Work instructions -> Return all of the data exactly, with nothing left out but the pictures.

## BEGIN Given information

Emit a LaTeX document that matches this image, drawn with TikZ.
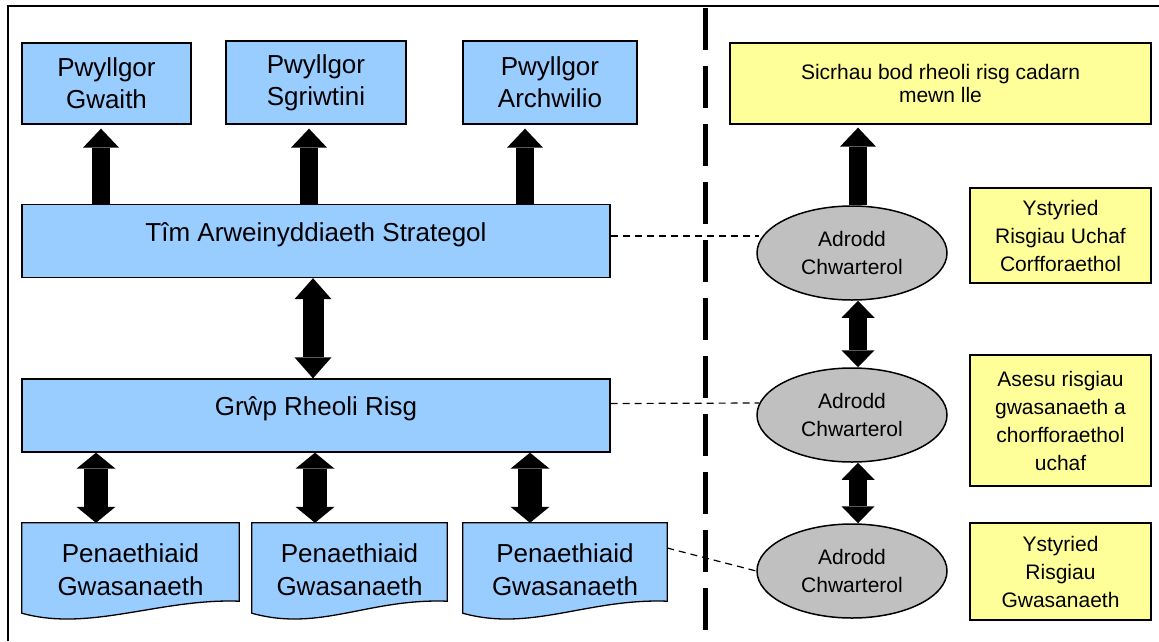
\documentclass[tikz,border=0pt]{standalone}
\usepackage{fontspec}
\setmainfont{Liberation Sans}
\usetikzlibrary{arrows.meta,shapes.geometric,backgrounds}
\definecolor{boxblue}{HTML}{99CCFF}
\definecolor{boxyellow}{HTML}{FFFF99}
\definecolor{ellgray}{HTML}{C0C0C0}

\begin{document}
\begin{tikzpicture}[x=1pt, y=-1pt,
    bluebox/.style={rectangle, draw, line width=1.3pt, fill=boxblue, inner sep=0pt, align=center, font=\fontsize{26}{32}\selectfont},
    widebox/.style={rectangle, draw, line width=1.3pt, fill=boxblue, inner sep=0pt, minimum width=588pt, minimum height=73pt, text height=19pt, text depth=19pt, font=\fontsize{26}{32}\selectfont},
    docbox/.style={rectangle, inner sep=0pt, minimum height=94pt, align=center, font=\fontsize{26}{33}\selectfont},
    docline/.style={draw, line width=1.3pt, fill=boxblue},
    yellowbox/.style={rectangle, draw, line width=1.3pt, fill=boxyellow, inner sep=0pt, align=center, font=\fontsize{21}{28}\selectfont},
    report/.style={ellipse, draw, line width=1.5pt, fill=ellgray, inner sep=0pt, minimum width=190pt, minimum height=94pt, align=center, font=\fontsize{21}{28}\selectfont},
    uparrow/.style={line width=18pt, -{Triangle[width=36pt,length=19pt,line width=0pt]}, shorten >=4pt},
    bigdouble/.style={line width=21pt, {Triangle[width=37pt,length=21pt,line width=0pt]}-{Triangle[width=37pt,length=21pt,line width=0pt]}},
    smalldouble/.style={line width=24pt, {Triangle[width=39pt,length=16pt,line width=0pt]}-{Triangle[width=39pt,length=16pt,line width=0pt]}},
    thindouble/.style={line width=18pt, {Triangle[width=33pt,length=17pt,line width=0pt]}-{Triangle[width=33pt,length=17pt,line width=0pt]}},
    link/.style={line width=1.2pt, dash pattern=on 7pt off 5pt}]
    \useasboundingbox (0,0) rectangle (1159,641);

    % 枠線と区切り線
    \draw[line width=1.8pt] (8,641) -- (8,6) -- (1159,6);
    \draw[line width=5pt, dash pattern=on 42pt off 16pt] (705,8) -- (705,641);

    % 左側のボックス
    \node[bluebox, minimum width=169pt, minimum height=81pt] (Gwaith) at (106.5,83.5) {Pwyllgor\\Gwaith};
    \node[bluebox, minimum width=180pt, minimum height=83pt] (Sgriwtini) at (316,82.5) {Pwyllgor\\Sgriwtini};
    \node[bluebox, minimum width=174pt, minimum height=83pt] (Archwilio) at (550,82.5) {Pwyllgor\\Archwilio};
    \node[widebox] (Tim) at (316,241) {Tîm Arweinyddiaeth Strategol};
    \node[widebox] (Grwp) at (316,415.5) {Grŵp Rheoli Risg};
    \node[docbox, minimum width=217pt] (P1) at (130.5,570) {Penaethiaid\\Gwasanaeth};
    \node[docbox, minimum width=195pt] (P2) at (349.5,570) {Penaethiaid\\Gwasanaeth};
    \node[docbox, minimum width=204pt] (P3) at (565,570) {Penaethiaid\\Gwasanaeth};

    % 書類の形（背景）
    \begin{scope}[on background layer]
      \foreach \p in {P1,P2,P3}
        \path[docline] (\p.north west) -- (\p.north east) -- ([yshift=16pt]\p.south east)
          .. controls +(-79,-3) and +(68,19) .. ([yshift=4pt]\p.south west) -- cycle;
    \end{scope}

    % 右側のノード
    \node[yellowbox, font=\fontsize{21}{23}\selectfont, minimum width=421pt, minimum height=81pt] (Goal) at (940.5,83.5) {Sicrhau bod rheoli risg cadarn\\mewn lle};
    \node[report] (R1) at (852,253) {Adrodd\\Chwarterol};
    \node[report] (R2) at (852,415) {Adrodd\\Chwarterol};
    \node[report] (R3) at (852,571) {Adrodd\\Chwarterol};
    \node[yellowbox, minimum width=181pt, minimum height=95pt] (Y1) at (1060.5,235.5) {Ystyried\\Risgiau Uchaf\\Corfforaethol};
    \node[yellowbox, minimum width=181pt, minimum height=131pt] (Y2) at (1060.5,420.5) {Asesu risgiau\\gwasanaeth a\\chorfforaethol\\uchaf};
    \node[yellowbox, minimum width=181pt, minimum height=97pt] (Y3) at (1060.5,571.5) {Ystyried\\Risgiau\\Gwasanaeth};

    % 矢印の位置
    \coordinate (xgw) at (101,0);
    \coordinate (xsg) at (309,0);
    \coordinate (xar) at (525,0);
    \coordinate (xtg) at (313,0);
    \coordinate (xp1) at (96,0);
    \coordinate (xp2) at (315,0);
    \coordinate (xp3) at (530,0);
    \coordinate (xrt) at (858,0);

    % 矢印
    \draw[uparrow] (Tim.north -| xgw) -- (Gwaith.south -| xgw);
    \draw[uparrow] (Tim.north -| xsg) -- (Sgriwtini.south -| xsg);
    \draw[uparrow] (Tim.north -| xar) -- (Archwilio.south -| xar);
    \draw[bigdouble] (Tim.south -| xtg) -- (Grwp.north -| xtg);
    \draw[smalldouble] (Grwp.south -| xp1) -- (P1.north -| xp1);
    \draw[smalldouble] (Grwp.south -| xp2) -- (P2.north -| xp2);
    \draw[smalldouble] (Grwp.south -| xp3) -- (P3.north -| xp3);
    \draw[uparrow, shorten >=3pt] (R1.north -| xrt) -- (Goal.south -| xrt);
    \draw[thindouble] (R1.south -| xrt) -- (R2.north -| xrt);
    \draw[thindouble] (R2.south -| xrt) -- (R3.north -| xrt);

    % 点線の接続
    \draw[link] ([yshift=5pt]Tim.east) -- ([xshift=3pt,yshift=17pt]R1.west);
    \draw[link] ([yshift=12pt]Grwp.east) -- ([xshift=3pt,yshift=12pt]R2.west);
    \draw[link] ([yshift=22pt]P3.east) -- (R3.west);
\end{tikzpicture}
\end{document}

## END Given information

Correct response ->
Emit a LaTeX document that matches this image, drawn with TikZ.
\documentclass[tikz,border=0pt]{standalone}
\usepackage{fontspec}
\setmainfont{Liberation Sans}
\usetikzlibrary{arrows.meta,shapes.geometric,backgrounds}
\definecolor{boxblue}{HTML}{99CCFF}
\definecolor{boxyellow}{HTML}{FFFF99}
\definecolor{ellgray}{HTML}{C0C0C0}

\begin{document}
\begin{tikzpicture}[x=1pt, y=-1pt,
    bluebox/.style={rectangle, draw, line width=1.3pt, fill=boxblue, inner sep=0pt, align=center, font=\fontsize{26}{32}\selectfont},
    widebox/.style={rectangle, draw, line width=1.3pt, fill=boxblue, inner sep=0pt, minimum width=588pt, minimum height=73pt, text height=19pt, text depth=19pt, font=\fontsize{26}{32}\selectfont},
    docbox/.style={rectangle, inner sep=0pt, minimum height=94pt, align=center, font=\fontsize{26}{33}\selectfont},
    docline/.style={draw, line width=1.3pt, fill=boxblue},
    yellowbox/.style={rectangle, draw, line width=1.3pt, fill=boxyellow, inner sep=0pt, align=center, font=\fontsize{21}{28}\selectfont},
    report/.style={ellipse, draw, line width=1.5pt, fill=ellgray, inner sep=0pt, minimum width=190pt, minimum height=94pt, align=center, font=\fontsize{21}{28}\selectfont},
    uparrow/.style={line width=18pt, -{Triangle[width=36pt,length=19pt,line width=0pt]}, shorten >=4pt},
    bigdouble/.style={line width=21pt, {Triangle[width=37pt,length=21pt,line width=0pt]}-{Triangle[width=37pt,length=21pt,line width=0pt]}},
    smalldouble/.style={line width=24pt, {Triangle[width=39pt,length=16pt,line width=0pt]}-{Triangle[width=39pt,length=16pt,line width=0pt]}},
    thindouble/.style={line width=18pt, {Triangle[width=33pt,length=17pt,line width=0pt]}-{Triangle[width=33pt,length=17pt,line width=0pt]}},
    link/.style={line width=1.2pt, dash pattern=on 7pt off 5pt}]
    \useasboundingbox (0,0) rectangle (1159,641);

    % 枠線と区切り線
    \draw[line width=1.8pt] (8,641) -- (8,6) -- (1159,6);
    \draw[line width=5pt, dash pattern=on 42pt off 16pt] (705,8) -- (705,641);

    % 左側のボックス
    \node[bluebox, minimum width=169pt, minimum height=81pt] (Gwaith) at (106.5,83.5) {Pwyllgor\\Gwaith};
    \node[bluebox, minimum width=180pt, minimum height=83pt] (Sgriwtini) at (316,82.5) {Pwyllgor\\Sgriwtini};
    \node[bluebox, minimum width=174pt, minimum height=83pt] (Archwilio) at (550,82.5) {Pwyllgor\\Archwilio};
    \node[widebox] (Tim) at (316,241) {Tîm Arweinyddiaeth Strategol};
    \node[widebox] (Grwp) at (316,415.5) {Grŵp Rheoli Risg};
    \node[docbox, minimum width=217pt] (P1) at (130.5,570) {Penaethiaid\\Gwasanaeth};
    \node[docbox, minimum width=195pt] (P2) at (349.5,570) {Penaethiaid\\Gwasanaeth};
    \node[docbox, minimum width=204pt] (P3) at (565,570) {Penaethiaid\\Gwasanaeth};

    % 書類の形（背景）
    \begin{scope}[on background layer]
      \foreach \p in {P1,P2,P3}
        \path[docline] (\p.north west) -- (\p.north east) -- ([yshift=16pt]\p.south east)
          .. controls +(-79,-3) and +(68,19) .. ([yshift=4pt]\p.south west) -- cycle;
    \end{scope}

    % 右側のノード
    \node[yellowbox, font=\fontsize{21}{23}\selectfont, minimum width=421pt, minimum height=81pt] (Goal) at (940.5,83.5) {Sicrhau bod rheoli risg cadarn\\mewn lle};
    \node[report] (R1) at (852,253) {Adrodd\\Chwarterol};
    \node[report] (R2) at (852,415) {Adrodd\\Chwarterol};
    \node[report] (R3) at (852,571) {Adrodd\\Chwarterol};
    \node[yellowbox, minimum width=181pt, minimum height=95pt] (Y1) at (1060.5,235.5) {Ystyried\\Risgiau Uchaf\\Corfforaethol};
    \node[yellowbox, minimum width=181pt, minimum height=131pt] (Y2) at (1060.5,420.5) {Asesu risgiau\\gwasanaeth a\\chorfforaethol\\uchaf};
    \node[yellowbox, minimum width=181pt, minimum height=97pt] (Y3) at (1060.5,571.5) {Ystyried\\Risgiau\\Gwasanaeth};

    % 矢印の位置
    \coordinate (xgw) at (101,0);
    \coordinate (xsg) at (309,0);
    \coordinate (xar) at (525,0);
    \coordinate (xtg) at (313,0);
    \coordinate (xp1) at (96,0);
    \coordinate (xp2) at (315,0);
    \coordinate (xp3) at (530,0);
    \coordinate (xrt) at (858,0);

    % 矢印
    \draw[uparrow] (Tim.north -| xgw) -- (Gwaith.south -| xgw);
    \draw[uparrow] (Tim.north -| xsg) -- (Sgriwtini.south -| xsg);
    \draw[uparrow] (Tim.north -| xar) -- (Archwilio.south -| xar);
    \draw[bigdouble] (Tim.south -| xtg) -- (Grwp.north -| xtg);
    \draw[smalldouble] (Grwp.south -| xp1) -- (P1.north -| xp1);
    \draw[smalldouble] (Grwp.south -| xp2) -- (P2.north -| xp2);
    \draw[smalldouble] (Grwp.south -| xp3) -- (P3.north -| xp3);
    \draw[uparrow, shorten >=3pt] (R1.north -| xrt) -- (Goal.south -| xrt);
    \draw[thindouble] (R1.south -| xrt) -- (R2.north -| xrt);
    \draw[thindouble] (R2.south -| xrt) -- (R3.north -| xrt);

    % 点線の接続
    \draw[link] ([yshift=5pt]Tim.east) -- ([xshift=3pt,yshift=17pt]R1.west);
    \draw[link] ([yshift=12pt]Grwp.east) -- ([xshift=3pt,yshift=12pt]R2.west);
    \draw[link] ([yshift=22pt]P3.east) -- (R3.west);
\end{tikzpicture}
\end{document}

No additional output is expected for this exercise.